• Your objective: Reproduce from the records below, with no pictures, exactly the lines between the one containing "Reproduce this chart with matplotlib." and the one containing "ax.set_yticklabels([str(v) for v", inclusive.

__________

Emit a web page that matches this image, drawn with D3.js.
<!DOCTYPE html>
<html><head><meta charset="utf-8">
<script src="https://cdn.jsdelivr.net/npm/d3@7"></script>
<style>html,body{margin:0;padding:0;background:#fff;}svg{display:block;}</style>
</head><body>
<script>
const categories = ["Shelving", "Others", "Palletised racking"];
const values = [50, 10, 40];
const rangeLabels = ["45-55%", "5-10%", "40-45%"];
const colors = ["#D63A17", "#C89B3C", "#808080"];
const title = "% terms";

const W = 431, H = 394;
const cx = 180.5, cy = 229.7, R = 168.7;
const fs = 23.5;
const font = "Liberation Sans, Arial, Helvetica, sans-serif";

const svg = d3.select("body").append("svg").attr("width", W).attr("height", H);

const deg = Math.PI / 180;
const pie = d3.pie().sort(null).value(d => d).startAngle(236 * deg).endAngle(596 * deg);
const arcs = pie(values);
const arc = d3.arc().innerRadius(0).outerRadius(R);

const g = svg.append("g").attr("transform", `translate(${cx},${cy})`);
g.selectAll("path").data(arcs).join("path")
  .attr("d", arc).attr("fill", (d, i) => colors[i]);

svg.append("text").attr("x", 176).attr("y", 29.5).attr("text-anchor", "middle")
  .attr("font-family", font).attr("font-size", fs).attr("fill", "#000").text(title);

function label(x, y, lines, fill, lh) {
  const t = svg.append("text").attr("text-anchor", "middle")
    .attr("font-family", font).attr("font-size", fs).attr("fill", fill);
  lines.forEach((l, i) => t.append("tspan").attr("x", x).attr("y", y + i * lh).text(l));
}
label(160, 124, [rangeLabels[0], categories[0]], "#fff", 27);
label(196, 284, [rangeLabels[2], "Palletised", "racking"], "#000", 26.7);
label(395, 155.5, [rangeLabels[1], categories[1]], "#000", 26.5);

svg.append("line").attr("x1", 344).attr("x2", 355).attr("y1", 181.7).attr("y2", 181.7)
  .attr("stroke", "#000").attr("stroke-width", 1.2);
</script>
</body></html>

__________

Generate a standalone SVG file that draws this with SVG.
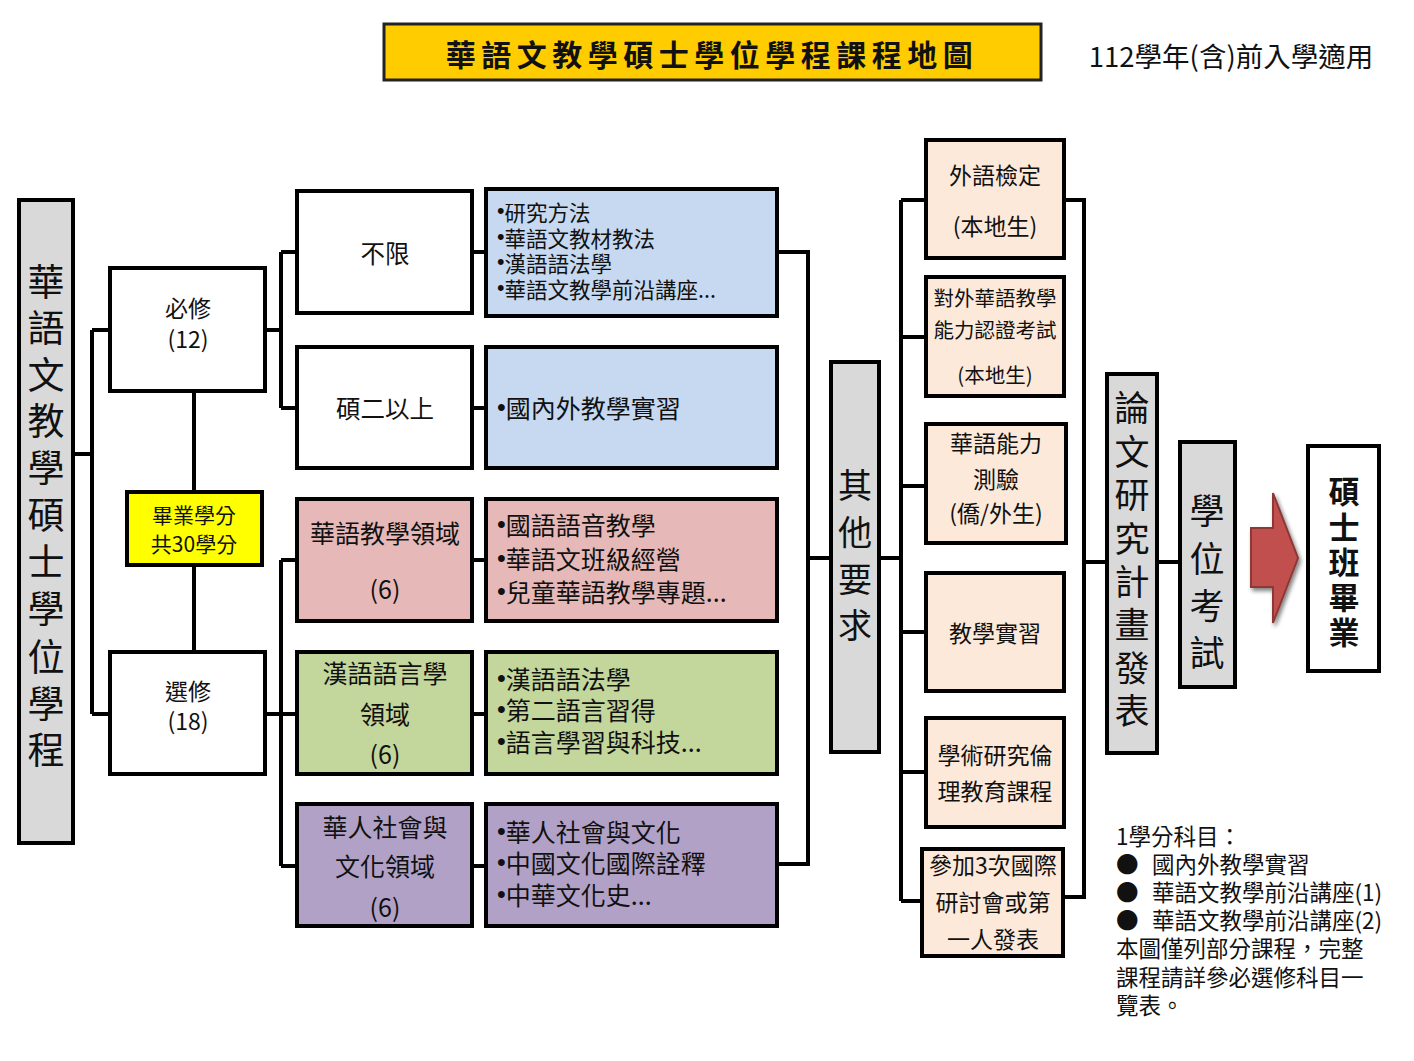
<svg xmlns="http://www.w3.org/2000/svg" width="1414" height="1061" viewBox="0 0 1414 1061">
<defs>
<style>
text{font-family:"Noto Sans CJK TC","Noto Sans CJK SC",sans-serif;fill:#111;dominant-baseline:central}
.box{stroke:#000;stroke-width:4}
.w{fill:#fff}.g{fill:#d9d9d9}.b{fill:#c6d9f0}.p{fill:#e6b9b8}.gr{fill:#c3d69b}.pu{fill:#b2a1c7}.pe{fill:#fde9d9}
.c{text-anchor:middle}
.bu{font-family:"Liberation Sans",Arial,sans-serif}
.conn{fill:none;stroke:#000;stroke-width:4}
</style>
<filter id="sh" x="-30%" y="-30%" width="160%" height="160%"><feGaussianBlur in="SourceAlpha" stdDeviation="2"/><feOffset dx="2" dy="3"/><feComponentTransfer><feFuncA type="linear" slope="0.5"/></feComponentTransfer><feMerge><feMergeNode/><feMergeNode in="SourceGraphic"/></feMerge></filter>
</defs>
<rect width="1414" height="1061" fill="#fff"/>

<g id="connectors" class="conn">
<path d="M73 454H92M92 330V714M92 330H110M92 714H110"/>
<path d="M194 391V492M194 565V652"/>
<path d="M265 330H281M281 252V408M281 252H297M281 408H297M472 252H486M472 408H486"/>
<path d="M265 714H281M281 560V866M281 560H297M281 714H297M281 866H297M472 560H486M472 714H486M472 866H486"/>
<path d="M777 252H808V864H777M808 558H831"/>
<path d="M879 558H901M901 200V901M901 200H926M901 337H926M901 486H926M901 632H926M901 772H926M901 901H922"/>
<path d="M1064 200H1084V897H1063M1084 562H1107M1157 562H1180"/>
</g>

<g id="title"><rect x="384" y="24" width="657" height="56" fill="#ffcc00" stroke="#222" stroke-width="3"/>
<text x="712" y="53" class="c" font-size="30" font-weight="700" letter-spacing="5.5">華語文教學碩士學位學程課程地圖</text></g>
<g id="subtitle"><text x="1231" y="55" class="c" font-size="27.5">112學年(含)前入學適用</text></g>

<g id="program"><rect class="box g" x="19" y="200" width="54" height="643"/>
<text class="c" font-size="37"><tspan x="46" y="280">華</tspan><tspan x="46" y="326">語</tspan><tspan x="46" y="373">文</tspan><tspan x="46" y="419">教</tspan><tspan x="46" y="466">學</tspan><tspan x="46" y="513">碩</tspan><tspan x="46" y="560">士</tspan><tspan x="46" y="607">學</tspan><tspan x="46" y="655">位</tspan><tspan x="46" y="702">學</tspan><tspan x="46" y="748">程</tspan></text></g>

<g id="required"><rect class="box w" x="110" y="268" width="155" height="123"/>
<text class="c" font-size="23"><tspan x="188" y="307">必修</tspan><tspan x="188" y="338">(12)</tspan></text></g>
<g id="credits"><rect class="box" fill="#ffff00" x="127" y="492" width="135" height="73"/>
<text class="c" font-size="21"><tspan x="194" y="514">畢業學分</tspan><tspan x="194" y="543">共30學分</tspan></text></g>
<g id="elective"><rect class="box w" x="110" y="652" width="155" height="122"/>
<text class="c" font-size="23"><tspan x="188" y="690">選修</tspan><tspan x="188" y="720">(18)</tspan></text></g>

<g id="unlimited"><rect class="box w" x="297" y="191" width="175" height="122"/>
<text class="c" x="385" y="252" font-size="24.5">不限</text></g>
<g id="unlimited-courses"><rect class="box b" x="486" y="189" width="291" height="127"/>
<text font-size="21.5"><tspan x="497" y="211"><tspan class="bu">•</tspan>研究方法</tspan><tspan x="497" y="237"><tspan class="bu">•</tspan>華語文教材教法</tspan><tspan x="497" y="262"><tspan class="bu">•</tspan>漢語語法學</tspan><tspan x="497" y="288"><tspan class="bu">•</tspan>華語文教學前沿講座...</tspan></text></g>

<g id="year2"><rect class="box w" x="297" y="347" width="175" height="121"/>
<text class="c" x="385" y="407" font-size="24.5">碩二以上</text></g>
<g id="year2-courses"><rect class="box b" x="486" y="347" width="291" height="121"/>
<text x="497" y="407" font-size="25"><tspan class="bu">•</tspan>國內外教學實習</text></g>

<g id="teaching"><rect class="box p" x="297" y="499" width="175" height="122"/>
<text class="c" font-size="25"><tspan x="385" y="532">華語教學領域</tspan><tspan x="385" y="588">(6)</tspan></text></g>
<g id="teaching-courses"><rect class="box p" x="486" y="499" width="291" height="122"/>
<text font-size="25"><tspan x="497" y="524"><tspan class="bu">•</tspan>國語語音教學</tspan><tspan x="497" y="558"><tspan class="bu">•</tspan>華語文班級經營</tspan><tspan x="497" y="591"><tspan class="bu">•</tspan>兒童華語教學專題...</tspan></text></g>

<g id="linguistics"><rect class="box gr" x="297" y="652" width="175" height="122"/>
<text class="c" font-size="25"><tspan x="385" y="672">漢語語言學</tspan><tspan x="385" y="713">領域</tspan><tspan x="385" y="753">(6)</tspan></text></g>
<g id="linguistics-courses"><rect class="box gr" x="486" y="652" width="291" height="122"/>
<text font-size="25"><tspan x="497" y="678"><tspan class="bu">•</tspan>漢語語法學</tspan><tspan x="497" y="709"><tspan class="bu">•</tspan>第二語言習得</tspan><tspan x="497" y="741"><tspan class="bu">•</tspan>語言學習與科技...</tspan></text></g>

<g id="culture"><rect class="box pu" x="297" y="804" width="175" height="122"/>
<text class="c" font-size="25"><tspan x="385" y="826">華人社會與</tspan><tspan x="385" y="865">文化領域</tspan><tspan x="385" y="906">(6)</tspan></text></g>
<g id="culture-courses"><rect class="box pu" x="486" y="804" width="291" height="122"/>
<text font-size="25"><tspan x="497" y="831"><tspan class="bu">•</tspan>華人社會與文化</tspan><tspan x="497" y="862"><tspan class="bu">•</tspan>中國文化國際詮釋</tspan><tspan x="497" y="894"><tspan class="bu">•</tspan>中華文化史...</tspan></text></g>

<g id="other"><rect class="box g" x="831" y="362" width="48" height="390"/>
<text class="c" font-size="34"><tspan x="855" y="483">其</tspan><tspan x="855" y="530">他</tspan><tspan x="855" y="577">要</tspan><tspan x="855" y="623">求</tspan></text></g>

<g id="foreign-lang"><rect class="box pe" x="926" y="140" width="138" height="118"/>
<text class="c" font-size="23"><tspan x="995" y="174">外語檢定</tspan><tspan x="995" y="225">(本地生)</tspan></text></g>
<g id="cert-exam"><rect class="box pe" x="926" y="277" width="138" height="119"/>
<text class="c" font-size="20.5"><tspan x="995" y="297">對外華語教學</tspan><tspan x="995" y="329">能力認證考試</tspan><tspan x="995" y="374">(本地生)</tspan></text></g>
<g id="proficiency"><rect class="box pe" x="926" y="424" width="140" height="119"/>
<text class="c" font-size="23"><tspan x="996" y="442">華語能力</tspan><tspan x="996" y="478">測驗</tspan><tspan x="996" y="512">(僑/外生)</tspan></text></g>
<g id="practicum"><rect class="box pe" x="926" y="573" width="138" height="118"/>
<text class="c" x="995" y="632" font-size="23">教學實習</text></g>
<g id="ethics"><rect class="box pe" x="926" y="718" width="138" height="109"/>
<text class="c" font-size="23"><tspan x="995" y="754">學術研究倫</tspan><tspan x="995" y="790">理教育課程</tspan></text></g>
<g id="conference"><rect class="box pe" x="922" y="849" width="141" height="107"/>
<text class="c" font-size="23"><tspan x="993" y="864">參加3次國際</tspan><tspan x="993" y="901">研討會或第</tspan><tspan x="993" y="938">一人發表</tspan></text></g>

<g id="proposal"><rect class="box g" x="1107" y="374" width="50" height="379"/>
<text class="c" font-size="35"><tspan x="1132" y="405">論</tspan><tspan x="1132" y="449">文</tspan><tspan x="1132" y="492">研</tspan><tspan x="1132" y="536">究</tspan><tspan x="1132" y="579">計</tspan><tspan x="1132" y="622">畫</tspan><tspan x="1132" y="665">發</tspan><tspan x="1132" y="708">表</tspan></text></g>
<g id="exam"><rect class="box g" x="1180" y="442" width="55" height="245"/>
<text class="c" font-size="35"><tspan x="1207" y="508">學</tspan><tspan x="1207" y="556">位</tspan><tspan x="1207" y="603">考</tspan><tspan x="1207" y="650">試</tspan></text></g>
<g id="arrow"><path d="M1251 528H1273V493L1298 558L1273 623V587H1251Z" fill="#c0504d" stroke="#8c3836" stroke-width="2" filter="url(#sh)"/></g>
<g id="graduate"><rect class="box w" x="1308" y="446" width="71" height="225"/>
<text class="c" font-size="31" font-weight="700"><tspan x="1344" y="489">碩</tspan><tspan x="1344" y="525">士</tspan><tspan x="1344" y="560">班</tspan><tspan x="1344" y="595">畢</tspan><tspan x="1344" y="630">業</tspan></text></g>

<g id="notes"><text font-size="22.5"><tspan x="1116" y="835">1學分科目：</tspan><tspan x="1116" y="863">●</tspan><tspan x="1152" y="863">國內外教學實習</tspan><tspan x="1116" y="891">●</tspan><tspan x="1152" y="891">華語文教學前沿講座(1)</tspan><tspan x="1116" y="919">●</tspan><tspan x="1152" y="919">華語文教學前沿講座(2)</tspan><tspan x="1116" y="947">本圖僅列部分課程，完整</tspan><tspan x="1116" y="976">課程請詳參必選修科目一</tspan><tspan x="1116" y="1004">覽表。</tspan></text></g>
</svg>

__________

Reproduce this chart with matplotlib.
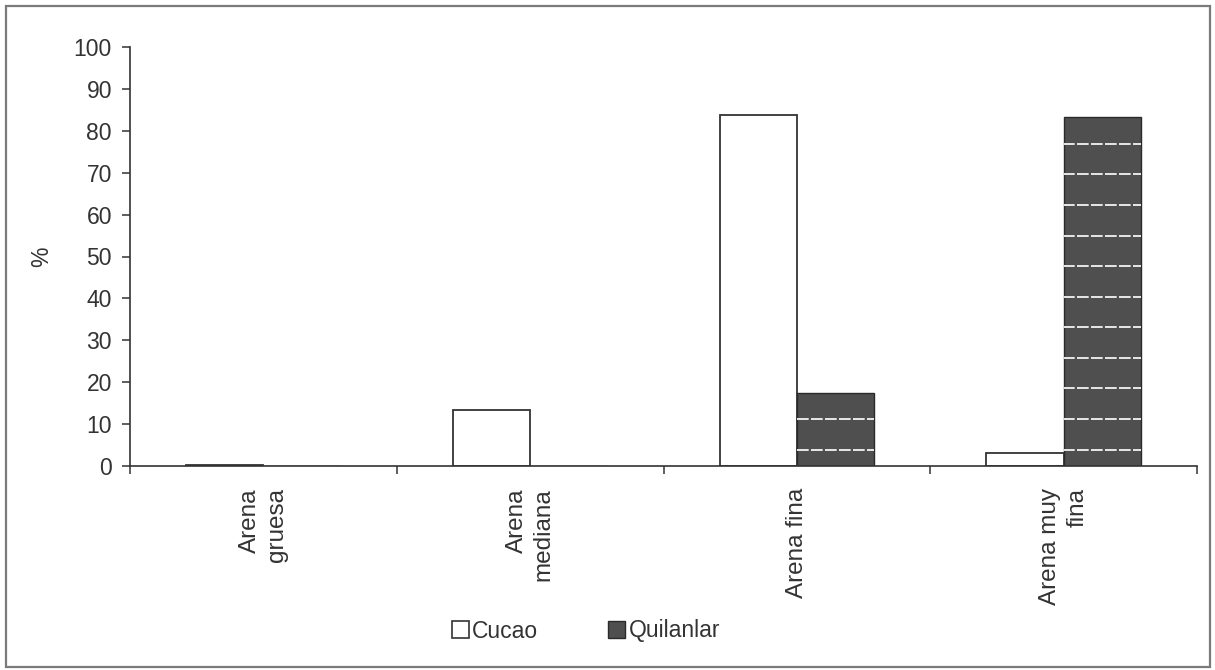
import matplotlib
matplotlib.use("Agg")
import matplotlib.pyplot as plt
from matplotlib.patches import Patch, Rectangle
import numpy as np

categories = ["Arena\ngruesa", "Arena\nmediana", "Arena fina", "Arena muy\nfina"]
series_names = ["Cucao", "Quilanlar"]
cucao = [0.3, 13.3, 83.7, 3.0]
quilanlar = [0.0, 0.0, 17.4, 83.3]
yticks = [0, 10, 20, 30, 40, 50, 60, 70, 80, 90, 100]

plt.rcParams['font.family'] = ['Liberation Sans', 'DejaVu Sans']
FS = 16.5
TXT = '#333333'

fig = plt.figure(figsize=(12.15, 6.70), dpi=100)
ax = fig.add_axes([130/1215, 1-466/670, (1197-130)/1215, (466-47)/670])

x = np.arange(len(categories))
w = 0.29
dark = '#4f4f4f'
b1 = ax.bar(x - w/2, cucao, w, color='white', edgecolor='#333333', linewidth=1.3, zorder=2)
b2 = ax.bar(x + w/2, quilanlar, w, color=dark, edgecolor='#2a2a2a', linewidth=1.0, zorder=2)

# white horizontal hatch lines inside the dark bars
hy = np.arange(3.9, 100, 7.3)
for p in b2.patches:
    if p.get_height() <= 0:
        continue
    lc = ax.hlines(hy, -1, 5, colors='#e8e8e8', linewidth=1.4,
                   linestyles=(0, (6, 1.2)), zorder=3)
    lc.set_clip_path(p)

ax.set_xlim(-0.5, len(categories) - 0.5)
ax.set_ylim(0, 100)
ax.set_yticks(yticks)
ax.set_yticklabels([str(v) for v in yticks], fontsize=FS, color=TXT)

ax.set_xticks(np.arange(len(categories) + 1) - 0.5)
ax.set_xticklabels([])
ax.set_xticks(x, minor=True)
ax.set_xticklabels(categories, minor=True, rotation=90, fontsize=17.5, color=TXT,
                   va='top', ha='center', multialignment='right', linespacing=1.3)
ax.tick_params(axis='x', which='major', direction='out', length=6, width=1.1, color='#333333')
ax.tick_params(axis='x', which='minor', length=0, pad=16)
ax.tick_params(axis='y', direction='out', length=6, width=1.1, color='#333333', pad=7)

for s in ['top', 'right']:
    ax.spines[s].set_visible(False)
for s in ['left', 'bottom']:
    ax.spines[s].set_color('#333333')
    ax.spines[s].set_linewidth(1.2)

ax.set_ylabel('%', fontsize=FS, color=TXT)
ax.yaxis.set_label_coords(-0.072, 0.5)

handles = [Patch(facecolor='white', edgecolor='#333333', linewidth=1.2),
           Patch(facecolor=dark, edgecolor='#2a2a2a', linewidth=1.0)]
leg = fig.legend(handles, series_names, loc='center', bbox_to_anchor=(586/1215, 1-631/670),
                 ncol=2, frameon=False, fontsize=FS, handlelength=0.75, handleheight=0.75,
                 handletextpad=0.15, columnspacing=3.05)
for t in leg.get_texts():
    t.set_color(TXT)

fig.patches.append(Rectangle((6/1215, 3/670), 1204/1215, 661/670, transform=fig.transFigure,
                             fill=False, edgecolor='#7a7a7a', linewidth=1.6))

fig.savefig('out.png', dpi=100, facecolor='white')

__________

• Response below:
Reproduce this chart with matplotlib.
import matplotlib
matplotlib.use("Agg")
import matplotlib.pyplot as plt
from matplotlib.patches import Patch, Rectangle
import numpy as np

categories = ["Arena\ngruesa", "Arena\nmediana", "Arena fina", "Arena muy\nfina"]
series_names = ["Cucao", "Quilanlar"]
cucao = [0.3, 13.3, 83.7, 3.0]
quilanlar = [0.0, 0.0, 17.4, 83.3]
yticks = [0, 10, 20, 30, 40, 50, 60, 70, 80, 90, 100]

plt.rcParams['font.family'] = ['Liberation Sans', 'DejaVu Sans']
FS = 16.5
TXT = '#333333'

fig = plt.figure(figsize=(12.15, 6.70), dpi=100)
ax = fig.add_axes([130/1215, 1-466/670, (1197-130)/1215, (466-47)/670])

x = np.arange(len(categories))
w = 0.29
dark = '#4f4f4f'
b1 = ax.bar(x - w/2, cucao, w, color='white', edgecolor='#333333', linewidth=1.3, zorder=2)
b2 = ax.bar(x + w/2, quilanlar, w, color=dark, edgecolor='#2a2a2a', linewidth=1.0, zorder=2)

# white horizontal hatch lines inside the dark bars
hy = np.arange(3.9, 100, 7.3)
for p in b2.patches:
    if p.get_height() <= 0:
        continue
    lc = ax.hlines(hy, -1, 5, colors='#e8e8e8', linewidth=1.4,
                   linestyles=(0, (6, 1.2)), zorder=3)
    lc.set_clip_path(p)

ax.set_xlim(-0.5, len(categories) - 0.5)
ax.set_ylim(0, 100)
ax.set_yticks(yticks)
ax.set_yticklabels([str(v) for v in yticks], fontsize=FS, color=TXT)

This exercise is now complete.